For their part, EU leaders on Wednesday made clear that the €10 billion bailout offer still stands, but only if Cyprus meets the terms of the initial agreement which includes an own contribution of €5.8 billion.

"I regret the vote of the parliament yesterday. But of course we respect it and will now look to see what proposals Cyprus makes to the troika," German Chancellor Angela Merkel told reporters on Wednesday after talking to the EU affairs committee in the Bundestag.

But some German politicians are again raising the spectre of a first-ever exit from the eurozone, just as they did on Greece before it got its second bailout.
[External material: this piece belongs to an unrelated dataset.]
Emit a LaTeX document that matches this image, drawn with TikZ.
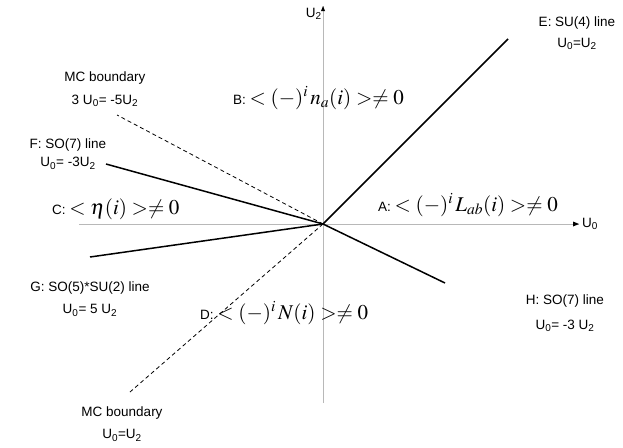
\documentclass[tikz,border=0pt]{standalone}
\usepackage{mathptmx}
\usepackage{fontspec}
\setmainfont{Liberation Sans}
\usetikzlibrary{arrows.meta}
\begin{document}
\begin{tikzpicture}[x=1pt,y=-1pt,
  lbl/.style={font=\fontsize{13.5}{15}\selectfont, align=center, inner sep=0pt},
  mlbl/.style={font=\fontsize{13.5}{15}\selectfont, inner sep=0pt, anchor=west},
  axis/.style={draw=black!28, line width=0.7pt},
  phase/.style={line width=1.5pt},
  mc/.style={dashed, line width=0.8pt, dash pattern=on 4pt off 3pt}]
\useasboundingbox (0,0) rectangle (623,447);
\newcommand{\zs}{\textsubscript{0}}
\newcommand{\ts}{\textsubscript{2}}
\newcommand{\mm}[1]{{\fontsize{21}{23}\selectfont$#1$}}
\coordinate (O) at (323,224);
\coordinate (xl) at (79,224);
\coordinate (xr) at (579,224);
\coordinate (yt) at (323,6);
\coordinate (yb) at (323,403);
\draw[axis] (xl) -- (xr);
\draw[axis] (yb) -- (yt);
\fill[black] (xr) -- ++(-6,-2.5) -- ++(0,5) -- cycle;
\fill[black] (yt) -- ++(-2,5) -- ++(4,0) -- cycle;
\node[lbl, anchor=west] (u0) at (582,224) {U\zs};
\node[lbl, anchor=east] (u2) at (322,14) {U\ts};
% lines
\coordinate (E) at (508,39);
\coordinate (F) at (106,164);
\coordinate (G) at (90,257);
\coordinate (H) at (445,283);
\coordinate (MCa) at (117,115);
\coordinate (MCb) at (130,392);
\draw[phase] (O) -- (E);
\draw[phase] (O) -- (F);
\draw[phase] (O) -- (G);
\draw[phase] (O) -- (H);
\draw[mc] (O) -- (MCa);
\draw[mc] (O) -- (MCb);
% labels
\node[lbl] (Elab) at (577,33) {E: SU(4) line\\[6pt]U\zs=U\ts};
\node[lbl] (Flab) at (68,154) {F: SO(7) line\\[3pt]U\zs= -3U\ts};
\node[lbl] (Glab) at (90,299) {G: SO(5)*SU(2) line\\[7pt]U\zs= 5 U\ts};
\node[lbl] (Hlab) at (565,313) {H: SO(7) line\\[10pt]U\zs= -3 U\ts};
\node[lbl] (MCalab) at (105,89) {MC boundary\\[8pt]3 U\zs= -5U\ts};
\node[lbl] (MCblab) at (122,424) {MC boundary\\[7pt]U\zs=U\ts};
% phases
\node[mlbl] (A) at (378,205) {A: \mm{<(-)^{i}\,L_{ab}(i)>\neq 0}};
\node[mlbl] (B) at (233,98) {B: \mm{<(-)^{i}\,n_{a}(i)>\neq 0}};
\node[mlbl] (C) at (52,209) {C: \mm{<\eta(i)>\neq 0}};
\node[mlbl] (D) at (200,313) {D: \mm{<(-)^{i}\,N(i)>\neq 0}};
\end{tikzpicture}
\end{document}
Liberal leader Rainer Bruederle said a bankruptcy or eurozone exit for Cyprus would "not be desirable, but with the instruments we have today, it would be manageable."

Finance minister Wolfgang Schaeuble has also said the eurozone now has "better contagion protection mechanisms" to deal with a Cypriot bankruptcy.

In Vienna, a close ally of the German government, Austrian Chancellor Werner Faymann said he "cannot rule anything out for Cyprus."

With time running out in the coming days, the European Central Bank has warned that it will pull the plug on Cyprus' two largest banks in the absence of a bailout deal.

EU Council chief Herman Van Rompuy also voiced urgency."The current, highly uncertain situation is highly damaging, especially for the people of Cyprus, and has to be addressed as soon as possible," he told MEPs.